• [LISTING]
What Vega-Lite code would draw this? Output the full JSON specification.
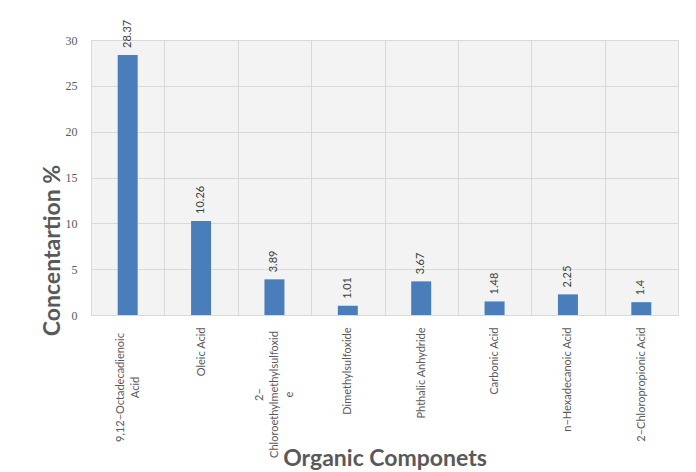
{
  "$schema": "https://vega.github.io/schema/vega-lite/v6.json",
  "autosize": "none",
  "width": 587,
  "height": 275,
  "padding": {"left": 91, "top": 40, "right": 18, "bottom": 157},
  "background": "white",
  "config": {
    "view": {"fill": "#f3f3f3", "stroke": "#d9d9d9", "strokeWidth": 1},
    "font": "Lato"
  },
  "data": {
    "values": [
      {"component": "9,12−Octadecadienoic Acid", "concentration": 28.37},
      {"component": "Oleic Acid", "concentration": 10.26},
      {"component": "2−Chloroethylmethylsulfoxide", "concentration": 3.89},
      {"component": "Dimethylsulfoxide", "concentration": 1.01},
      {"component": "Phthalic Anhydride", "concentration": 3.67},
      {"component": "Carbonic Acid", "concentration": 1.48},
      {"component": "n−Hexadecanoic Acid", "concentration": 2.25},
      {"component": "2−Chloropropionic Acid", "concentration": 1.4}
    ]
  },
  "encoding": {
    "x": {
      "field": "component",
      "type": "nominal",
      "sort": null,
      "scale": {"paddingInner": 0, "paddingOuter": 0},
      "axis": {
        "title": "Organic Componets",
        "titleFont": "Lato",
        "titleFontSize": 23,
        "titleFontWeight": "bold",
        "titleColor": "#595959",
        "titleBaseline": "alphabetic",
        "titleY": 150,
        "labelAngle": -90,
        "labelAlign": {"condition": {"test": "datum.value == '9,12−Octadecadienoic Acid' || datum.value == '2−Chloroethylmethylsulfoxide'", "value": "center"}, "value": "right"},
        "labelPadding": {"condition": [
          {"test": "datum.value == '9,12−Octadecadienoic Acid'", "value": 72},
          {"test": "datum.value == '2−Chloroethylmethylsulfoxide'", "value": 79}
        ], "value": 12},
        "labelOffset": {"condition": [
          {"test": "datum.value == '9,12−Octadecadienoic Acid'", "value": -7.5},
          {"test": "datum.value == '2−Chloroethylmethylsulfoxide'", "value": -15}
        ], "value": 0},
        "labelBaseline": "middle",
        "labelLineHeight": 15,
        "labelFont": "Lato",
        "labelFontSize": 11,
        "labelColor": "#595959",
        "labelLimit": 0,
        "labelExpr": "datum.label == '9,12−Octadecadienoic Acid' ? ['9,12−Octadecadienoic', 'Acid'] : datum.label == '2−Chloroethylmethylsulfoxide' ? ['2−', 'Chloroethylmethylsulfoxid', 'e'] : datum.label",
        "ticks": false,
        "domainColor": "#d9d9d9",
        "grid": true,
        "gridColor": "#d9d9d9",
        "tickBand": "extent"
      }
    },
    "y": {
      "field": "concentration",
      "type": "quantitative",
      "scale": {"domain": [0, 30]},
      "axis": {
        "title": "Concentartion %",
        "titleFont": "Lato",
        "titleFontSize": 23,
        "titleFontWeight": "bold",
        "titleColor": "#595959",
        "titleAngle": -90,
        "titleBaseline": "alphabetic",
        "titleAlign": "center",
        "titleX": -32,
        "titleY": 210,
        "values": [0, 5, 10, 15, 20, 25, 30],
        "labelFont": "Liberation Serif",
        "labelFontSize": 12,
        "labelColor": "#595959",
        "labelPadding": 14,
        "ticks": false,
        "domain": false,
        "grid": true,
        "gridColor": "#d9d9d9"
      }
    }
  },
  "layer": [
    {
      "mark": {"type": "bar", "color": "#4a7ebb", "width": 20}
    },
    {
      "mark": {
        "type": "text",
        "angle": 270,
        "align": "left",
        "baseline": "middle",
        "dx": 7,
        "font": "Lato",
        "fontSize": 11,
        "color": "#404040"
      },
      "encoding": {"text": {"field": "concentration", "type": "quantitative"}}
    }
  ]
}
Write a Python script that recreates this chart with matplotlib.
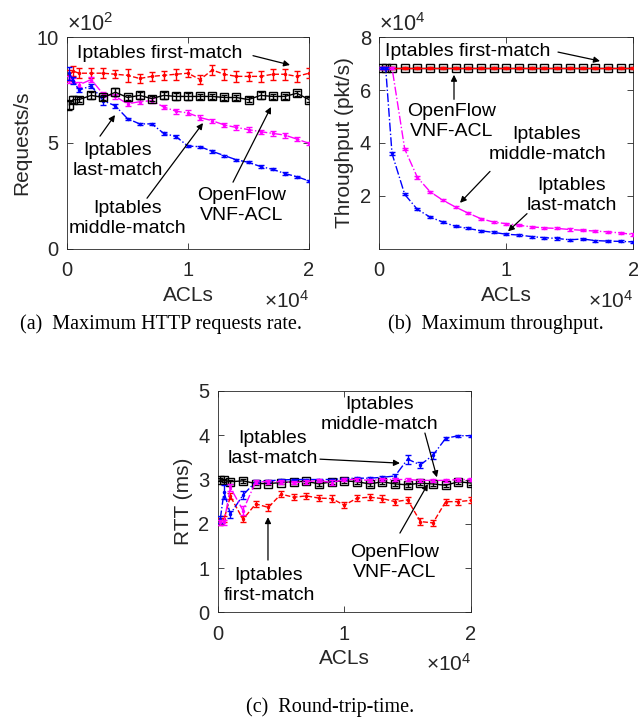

• [REQUIRED TASK] The entries above should be reproduced exactly, without their pictures.

• [SOLUTION TO THE PROBLEM]
What Vega-Lite code would draw this? Output the full JSON specification.
{
  "$schema": "https://vega.github.io/schema/vega-lite/v6.json",
  "autosize": "none",
  "width": 587,
  "height": 275,
  "padding": {"left": 91, "top": 40, "right": 18, "bottom": 157},
  "background": "white",
  "config": {
    "view": {"fill": "#f3f3f3", "stroke": "#d9d9d9", "strokeWidth": 1},
    "font": "Lato"
  },
  "data": {
    "values": [
      {"component": "9,12−Octadecadienoic Acid", "concentration": 28.37},
      {"component": "Oleic Acid", "concentration": 10.26},
      {"component": "2−Chloroethylmethylsulfoxide", "concentration": 3.89},
      {"component": "Dimethylsulfoxide", "concentration": 1.01},
      {"component": "Phthalic Anhydride", "concentration": 3.67},
      {"component": "Carbonic Acid", "concentration": 1.48},
      {"component": "n−Hexadecanoic Acid", "concentration": 2.25},
      {"component": "2−Chloropropionic Acid", "concentration": 1.4}
    ]
  },
  "encoding": {
    "x": {
      "field": "component",
      "type": "nominal",
      "sort": null,
      "scale": {"paddingInner": 0, "paddingOuter": 0},
      "axis": {
        "title": "Organic Componets",
        "titleFont": "Lato",
        "titleFontSize": 23,
        "titleFontWeight": "bold",
        "titleColor": "#595959",
        "titleBaseline": "alphabetic",
        "titleY": 150,
        "labelAngle": -90,
        "labelAlign": {"condition": {"test": "datum.value == '9,12−Octadecadienoic Acid' || datum.value == '2−Chloroethylmethylsulfoxide'", "value": "center"}, "value": "right"},
        "labelPadding": {"condition": [
          {"test": "datum.value == '9,12−Octadecadienoic Acid'", "value": 72},
          {"test": "datum.value == '2−Chloroethylmethylsulfoxide'", "value": 79}
        ], "value": 12},
        "labelOffset": {"condition": [
          {"test": "datum.value == '9,12−Octadecadienoic Acid'", "value": -7.5},
          {"test": "datum.value == '2−Chloroethylmethylsulfoxide'", "value": -15}
        ], "value": 0},
        "labelBaseline": "middle",
        "labelLineHeight": 15,
        "labelFont": "Lato",
        "labelFontSize": 11,
        "labelColor": "#595959",
        "labelLimit": 0,
        "labelExpr": "datum.label == '9,12−Octadecadienoic Acid' ? ['9,12−Octadecadienoic', 'Acid'] : datum.label == '2−Chloroethylmethylsulfoxide' ? ['2−', 'Chloroethylmethylsulfoxid', 'e'] : datum.label",
        "ticks": false,
        "domainColor": "#d9d9d9",
        "grid": true,
        "gridColor": "#d9d9d9",
        "tickBand": "extent"
      }
    },
    "y": {
      "field": "concentration",
      "type": "quantitative",
      "scale": {"domain": [0, 30]},
      "axis": {
        "title": "Concentartion %",
        "titleFont": "Lato",
        "titleFontSize": 23,
        "titleFontWeight": "bold",
        "titleColor": "#595959",
        "titleAngle": -90,
        "titleBaseline": "alphabetic",
        "titleAlign": "center",
        "titleX": -32,
        "titleY": 210,
        "values": [0, 5, 10, 15, 20, 25, 30],
        "labelFont": "Liberation Serif",
        "labelFontSize": 12,
        "labelColor": "#595959",
        "labelPadding": 14,
        "ticks": false,
        "domain": false,
        "grid": true,
        "gridColor": "#d9d9d9"
      }
    }
  },
  "layer": [
    {
      "mark": {"type": "bar", "color": "#4a7ebb", "width": 20}
    },
    {
      "mark": {
        "type": "text",
        "angle": 270,
        "align": "left",
        "baseline": "middle",
        "dx": 7,
        "font": "Lato",
        "fontSize": 11,
        "color": "#404040"
      },
      "encoding": {"text": {"field": "concentration", "type": "quantitative"}}
    }
  ]
}
Write a Python script that recreates this chart with matplotlib.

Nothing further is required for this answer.